Musk would liquidate Tesla shares to 'solve world hunger' if UN can explain how money would be spent

Musk's tweet comes at a time some politicians call on billionaires to start to pay more in taxes

Elon Musk, the founder of Telsa whose net worth is approaching $300 billion, responded Sunday to calls from social media users to sell some stock to solve world hunger.

Musk responded to a repost of a CNN article that quoted David Beasley, the director of the UN’s World Food Program, who said billionaires need to "step up now" — namely Musk and Jeff Bezos.

"Six billion dollars to help 42 million people that are literally going to die if we don’t reach them. It’s not complicated," he said. 
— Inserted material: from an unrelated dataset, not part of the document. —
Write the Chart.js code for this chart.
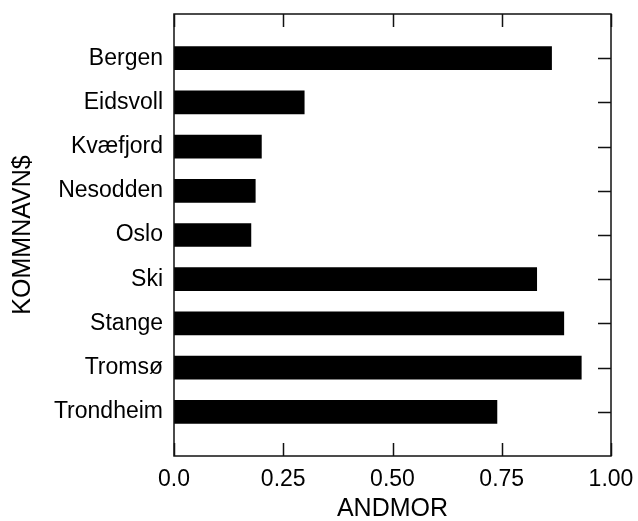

Musk indicated that it is not that simple. He responded to a post from an AI researcher who pointed out that the WFP raised $8.4 billion in 2020. He asked why it "didn’t solve world hunger" then. The WFP's website said it was still $5.3 billion short of the amount needed. The agency did not immediately respond to an email from Fox News.


Elon Musk, Tesla CEO, stands in the foundry of the Tesla Gigafactory during a press event in Grünheide near Berlin from the end of 2021. Photo: Patrick Pleul/dpa-Zentralbild/ZB (Photo by Patrick Pleul/picture alliance via Getty Images)

Musk tweeted that if the UN program can "describe on this Twitter thread exactly how $6B will solve world hunger, I will sell Tesla stock right now and do it." He called on transparent and open accounting.


The post stirred online debate as some Democrats look to billionaires to help fund President Biden’s Build Back Better bill and pay their "fair share."

There are food crises in countries like Ethiopia, Yemen and Afghanistan, and in many instances, the act of delivering food to those in need is met by resistance from governments. Last week, the UN said an aide flight into Tigray, Ethiopia, was forced to turn around due to airstrikes on the region’s capital, Mekelle. 

A group of people from Tigray, Ethiopia, outside Leinster House, Dublin, ahead of expected protests from members of Extinction Rebellion on Sept. 15, 2021. (Photo by Niall Carson/PA Images via Getty Images)

Just 14% of needed aid has entered Tigray since the blockade began, according to the U.N., and almost no medicine at all.